# What you have to do
Only lines with the string "Reproduce" matter here; gather them from the material below.

# Provided material
══════
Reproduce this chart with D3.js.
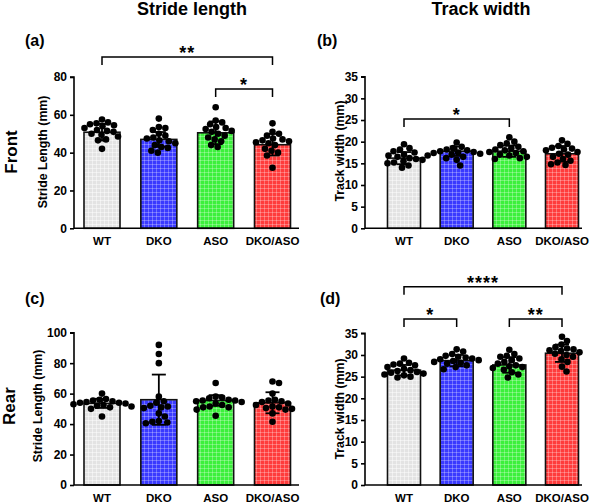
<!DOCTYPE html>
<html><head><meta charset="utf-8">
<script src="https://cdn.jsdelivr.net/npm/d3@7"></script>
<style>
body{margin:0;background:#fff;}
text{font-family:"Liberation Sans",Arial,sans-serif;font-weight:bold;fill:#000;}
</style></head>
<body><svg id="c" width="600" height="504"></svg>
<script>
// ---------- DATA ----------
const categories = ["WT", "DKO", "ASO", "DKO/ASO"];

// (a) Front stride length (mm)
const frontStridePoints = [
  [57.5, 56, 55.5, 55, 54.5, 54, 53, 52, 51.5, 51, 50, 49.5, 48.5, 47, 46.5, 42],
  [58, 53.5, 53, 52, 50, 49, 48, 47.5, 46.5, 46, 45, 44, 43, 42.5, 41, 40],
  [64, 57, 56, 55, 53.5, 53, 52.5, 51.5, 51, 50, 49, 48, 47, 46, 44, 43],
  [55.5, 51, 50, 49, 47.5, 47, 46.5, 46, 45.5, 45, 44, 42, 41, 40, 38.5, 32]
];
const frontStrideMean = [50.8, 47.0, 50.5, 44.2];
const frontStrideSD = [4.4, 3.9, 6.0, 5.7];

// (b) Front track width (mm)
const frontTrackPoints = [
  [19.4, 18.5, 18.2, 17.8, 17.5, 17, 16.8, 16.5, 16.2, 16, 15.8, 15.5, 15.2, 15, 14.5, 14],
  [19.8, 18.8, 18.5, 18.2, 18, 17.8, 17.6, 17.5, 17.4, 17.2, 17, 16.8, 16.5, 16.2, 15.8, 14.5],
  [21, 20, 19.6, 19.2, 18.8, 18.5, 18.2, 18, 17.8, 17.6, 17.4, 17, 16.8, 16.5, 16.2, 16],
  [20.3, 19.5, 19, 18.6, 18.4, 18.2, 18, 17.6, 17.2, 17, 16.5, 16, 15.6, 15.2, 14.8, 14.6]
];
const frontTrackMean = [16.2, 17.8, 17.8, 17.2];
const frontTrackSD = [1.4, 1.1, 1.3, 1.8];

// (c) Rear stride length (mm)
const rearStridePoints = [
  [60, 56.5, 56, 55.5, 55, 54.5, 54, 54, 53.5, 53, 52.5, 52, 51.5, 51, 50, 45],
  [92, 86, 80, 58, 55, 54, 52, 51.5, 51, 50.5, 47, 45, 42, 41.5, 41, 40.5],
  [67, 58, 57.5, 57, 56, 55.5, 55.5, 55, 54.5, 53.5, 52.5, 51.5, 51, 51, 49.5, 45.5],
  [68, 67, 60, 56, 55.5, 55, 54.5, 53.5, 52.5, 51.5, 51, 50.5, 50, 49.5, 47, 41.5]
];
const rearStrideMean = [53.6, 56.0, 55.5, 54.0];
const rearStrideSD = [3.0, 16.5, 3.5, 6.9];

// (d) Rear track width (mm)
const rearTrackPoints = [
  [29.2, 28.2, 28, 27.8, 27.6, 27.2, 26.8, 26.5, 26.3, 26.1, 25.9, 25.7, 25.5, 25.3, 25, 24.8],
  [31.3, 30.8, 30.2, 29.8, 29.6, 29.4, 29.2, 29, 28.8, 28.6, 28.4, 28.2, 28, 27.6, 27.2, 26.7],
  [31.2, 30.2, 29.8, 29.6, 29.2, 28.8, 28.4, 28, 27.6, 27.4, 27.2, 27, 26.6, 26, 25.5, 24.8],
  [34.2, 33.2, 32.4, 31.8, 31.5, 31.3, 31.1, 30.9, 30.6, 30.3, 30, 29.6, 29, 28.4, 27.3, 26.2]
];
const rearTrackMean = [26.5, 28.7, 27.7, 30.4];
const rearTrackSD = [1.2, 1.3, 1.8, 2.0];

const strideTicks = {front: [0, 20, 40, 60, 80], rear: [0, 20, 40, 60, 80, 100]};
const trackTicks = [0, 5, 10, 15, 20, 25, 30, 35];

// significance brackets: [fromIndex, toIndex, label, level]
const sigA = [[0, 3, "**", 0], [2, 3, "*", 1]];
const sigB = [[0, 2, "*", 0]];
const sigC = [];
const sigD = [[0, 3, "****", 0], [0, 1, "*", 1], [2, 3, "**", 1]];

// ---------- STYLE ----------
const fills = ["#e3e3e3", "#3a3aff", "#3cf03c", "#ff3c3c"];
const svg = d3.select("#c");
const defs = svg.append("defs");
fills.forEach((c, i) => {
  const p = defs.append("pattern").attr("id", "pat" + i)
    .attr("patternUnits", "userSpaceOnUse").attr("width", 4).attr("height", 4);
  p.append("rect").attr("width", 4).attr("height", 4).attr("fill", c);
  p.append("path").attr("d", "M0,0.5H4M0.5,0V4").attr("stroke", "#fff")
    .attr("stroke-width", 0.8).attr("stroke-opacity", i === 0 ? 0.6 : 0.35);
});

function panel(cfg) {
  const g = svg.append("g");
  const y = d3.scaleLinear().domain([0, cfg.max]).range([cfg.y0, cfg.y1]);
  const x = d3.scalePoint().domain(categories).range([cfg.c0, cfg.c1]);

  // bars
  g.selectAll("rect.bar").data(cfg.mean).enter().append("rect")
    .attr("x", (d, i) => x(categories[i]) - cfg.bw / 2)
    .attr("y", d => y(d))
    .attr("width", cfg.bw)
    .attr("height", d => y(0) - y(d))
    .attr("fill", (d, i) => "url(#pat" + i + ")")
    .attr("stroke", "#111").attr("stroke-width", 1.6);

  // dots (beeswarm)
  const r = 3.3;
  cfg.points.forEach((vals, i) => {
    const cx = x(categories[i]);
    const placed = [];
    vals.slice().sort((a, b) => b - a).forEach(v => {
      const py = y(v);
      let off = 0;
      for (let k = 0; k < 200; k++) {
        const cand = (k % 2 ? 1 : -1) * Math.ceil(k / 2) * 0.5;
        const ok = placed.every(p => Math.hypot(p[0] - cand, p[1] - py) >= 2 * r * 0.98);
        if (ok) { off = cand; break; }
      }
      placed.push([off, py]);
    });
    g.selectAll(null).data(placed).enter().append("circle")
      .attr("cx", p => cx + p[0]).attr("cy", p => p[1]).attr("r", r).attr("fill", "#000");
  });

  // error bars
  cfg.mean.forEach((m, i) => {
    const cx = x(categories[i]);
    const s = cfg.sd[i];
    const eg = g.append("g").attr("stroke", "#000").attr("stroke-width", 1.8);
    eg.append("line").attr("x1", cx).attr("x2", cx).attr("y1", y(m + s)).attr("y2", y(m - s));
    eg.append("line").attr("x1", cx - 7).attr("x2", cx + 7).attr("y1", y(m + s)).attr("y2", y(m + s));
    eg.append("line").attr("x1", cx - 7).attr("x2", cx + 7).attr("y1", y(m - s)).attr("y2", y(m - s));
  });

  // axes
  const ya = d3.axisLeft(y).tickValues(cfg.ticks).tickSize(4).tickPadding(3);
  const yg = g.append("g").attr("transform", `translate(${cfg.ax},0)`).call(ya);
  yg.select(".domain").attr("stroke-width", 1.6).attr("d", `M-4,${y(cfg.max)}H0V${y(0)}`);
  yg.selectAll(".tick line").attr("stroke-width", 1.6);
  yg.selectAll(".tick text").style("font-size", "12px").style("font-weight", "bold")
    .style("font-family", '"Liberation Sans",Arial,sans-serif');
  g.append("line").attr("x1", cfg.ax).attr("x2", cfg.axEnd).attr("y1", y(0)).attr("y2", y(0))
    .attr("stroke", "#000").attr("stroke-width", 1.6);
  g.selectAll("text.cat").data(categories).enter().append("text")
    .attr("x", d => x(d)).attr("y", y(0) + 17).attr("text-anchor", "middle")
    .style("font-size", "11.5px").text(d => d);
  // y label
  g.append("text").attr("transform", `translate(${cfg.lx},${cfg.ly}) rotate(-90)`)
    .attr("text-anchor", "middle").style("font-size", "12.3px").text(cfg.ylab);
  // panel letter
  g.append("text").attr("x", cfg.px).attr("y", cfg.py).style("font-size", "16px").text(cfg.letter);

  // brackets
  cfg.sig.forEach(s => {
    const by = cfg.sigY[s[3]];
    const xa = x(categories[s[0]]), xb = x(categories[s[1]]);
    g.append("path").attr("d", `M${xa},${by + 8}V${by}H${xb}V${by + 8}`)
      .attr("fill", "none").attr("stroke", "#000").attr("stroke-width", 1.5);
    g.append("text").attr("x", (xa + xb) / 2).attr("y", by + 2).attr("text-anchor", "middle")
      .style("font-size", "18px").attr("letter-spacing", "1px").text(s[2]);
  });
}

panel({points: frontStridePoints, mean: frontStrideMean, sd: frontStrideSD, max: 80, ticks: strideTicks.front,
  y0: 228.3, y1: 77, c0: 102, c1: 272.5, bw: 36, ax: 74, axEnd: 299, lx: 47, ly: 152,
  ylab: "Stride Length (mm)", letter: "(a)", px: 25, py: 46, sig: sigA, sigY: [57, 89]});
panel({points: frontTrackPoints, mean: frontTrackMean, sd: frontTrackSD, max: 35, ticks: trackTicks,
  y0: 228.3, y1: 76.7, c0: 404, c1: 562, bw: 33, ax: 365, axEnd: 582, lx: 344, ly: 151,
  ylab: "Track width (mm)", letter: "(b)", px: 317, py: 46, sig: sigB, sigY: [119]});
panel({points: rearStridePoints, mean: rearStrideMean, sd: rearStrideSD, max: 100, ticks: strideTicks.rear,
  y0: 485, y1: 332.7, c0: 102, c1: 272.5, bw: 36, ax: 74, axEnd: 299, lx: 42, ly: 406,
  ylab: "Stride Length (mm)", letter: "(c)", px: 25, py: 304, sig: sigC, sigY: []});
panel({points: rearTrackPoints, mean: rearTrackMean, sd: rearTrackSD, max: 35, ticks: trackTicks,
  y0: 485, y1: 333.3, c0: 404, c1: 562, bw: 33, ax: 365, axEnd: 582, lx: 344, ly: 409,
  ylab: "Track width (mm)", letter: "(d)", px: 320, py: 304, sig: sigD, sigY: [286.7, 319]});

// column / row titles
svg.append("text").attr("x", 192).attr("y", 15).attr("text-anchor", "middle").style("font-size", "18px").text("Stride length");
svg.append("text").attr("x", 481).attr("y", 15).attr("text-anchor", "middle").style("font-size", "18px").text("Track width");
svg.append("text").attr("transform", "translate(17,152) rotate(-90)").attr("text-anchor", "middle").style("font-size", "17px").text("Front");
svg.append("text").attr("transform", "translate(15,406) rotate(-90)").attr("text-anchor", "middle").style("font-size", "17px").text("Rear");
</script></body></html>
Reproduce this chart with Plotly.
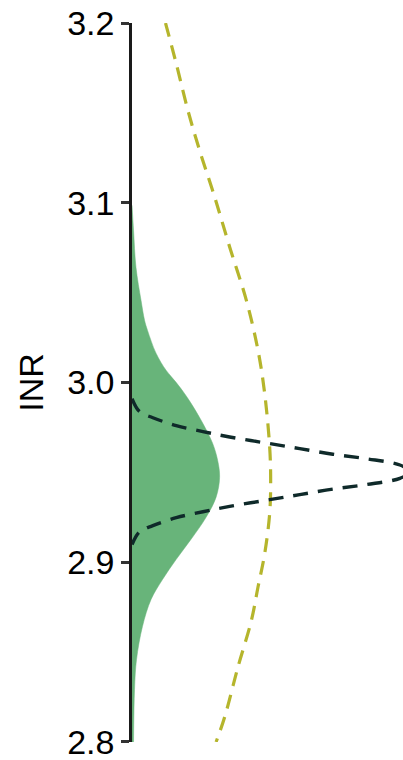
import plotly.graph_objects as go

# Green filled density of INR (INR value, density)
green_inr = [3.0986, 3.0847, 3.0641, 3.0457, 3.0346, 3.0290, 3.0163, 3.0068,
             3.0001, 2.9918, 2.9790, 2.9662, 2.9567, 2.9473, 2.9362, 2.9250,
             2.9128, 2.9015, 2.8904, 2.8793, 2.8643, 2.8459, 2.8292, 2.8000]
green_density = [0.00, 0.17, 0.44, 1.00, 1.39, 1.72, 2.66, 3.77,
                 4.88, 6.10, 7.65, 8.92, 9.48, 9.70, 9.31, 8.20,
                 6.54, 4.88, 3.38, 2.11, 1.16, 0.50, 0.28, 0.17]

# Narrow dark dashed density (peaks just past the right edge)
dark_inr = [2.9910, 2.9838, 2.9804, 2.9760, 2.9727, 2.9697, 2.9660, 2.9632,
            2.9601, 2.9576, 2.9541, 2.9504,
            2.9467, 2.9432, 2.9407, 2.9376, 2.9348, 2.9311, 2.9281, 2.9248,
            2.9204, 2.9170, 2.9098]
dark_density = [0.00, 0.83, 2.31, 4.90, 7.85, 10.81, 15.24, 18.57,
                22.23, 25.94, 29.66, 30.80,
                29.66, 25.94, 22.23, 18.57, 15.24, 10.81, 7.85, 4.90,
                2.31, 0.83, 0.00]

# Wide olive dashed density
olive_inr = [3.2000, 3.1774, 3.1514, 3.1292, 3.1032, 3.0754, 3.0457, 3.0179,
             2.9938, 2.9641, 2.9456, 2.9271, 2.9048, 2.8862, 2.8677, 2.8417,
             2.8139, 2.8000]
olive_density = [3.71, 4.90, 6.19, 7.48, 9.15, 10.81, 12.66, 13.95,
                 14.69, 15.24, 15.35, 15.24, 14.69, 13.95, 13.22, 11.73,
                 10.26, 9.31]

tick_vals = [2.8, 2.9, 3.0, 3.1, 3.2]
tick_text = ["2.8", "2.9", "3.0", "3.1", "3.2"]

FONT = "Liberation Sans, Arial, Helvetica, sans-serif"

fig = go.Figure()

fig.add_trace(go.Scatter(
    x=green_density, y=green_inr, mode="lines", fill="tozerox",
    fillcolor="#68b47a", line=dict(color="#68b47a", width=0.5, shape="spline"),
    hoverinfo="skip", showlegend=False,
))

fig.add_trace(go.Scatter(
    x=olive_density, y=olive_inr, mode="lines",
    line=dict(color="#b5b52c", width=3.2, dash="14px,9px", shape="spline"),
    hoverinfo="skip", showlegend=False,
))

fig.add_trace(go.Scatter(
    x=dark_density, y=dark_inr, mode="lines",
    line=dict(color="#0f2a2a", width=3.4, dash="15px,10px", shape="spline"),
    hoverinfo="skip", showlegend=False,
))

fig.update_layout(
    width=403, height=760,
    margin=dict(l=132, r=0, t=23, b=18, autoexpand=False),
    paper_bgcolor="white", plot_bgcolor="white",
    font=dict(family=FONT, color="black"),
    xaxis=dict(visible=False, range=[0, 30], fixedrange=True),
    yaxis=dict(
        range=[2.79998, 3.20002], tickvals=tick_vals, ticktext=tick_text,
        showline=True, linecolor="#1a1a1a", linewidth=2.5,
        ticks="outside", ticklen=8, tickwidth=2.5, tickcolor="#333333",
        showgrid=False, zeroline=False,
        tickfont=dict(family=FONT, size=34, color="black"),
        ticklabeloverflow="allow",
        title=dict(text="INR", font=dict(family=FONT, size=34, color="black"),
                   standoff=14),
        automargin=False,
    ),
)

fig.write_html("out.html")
══════
# Task response
Reproduce this chart with D3.js.
Reproduce this chart with Plotly.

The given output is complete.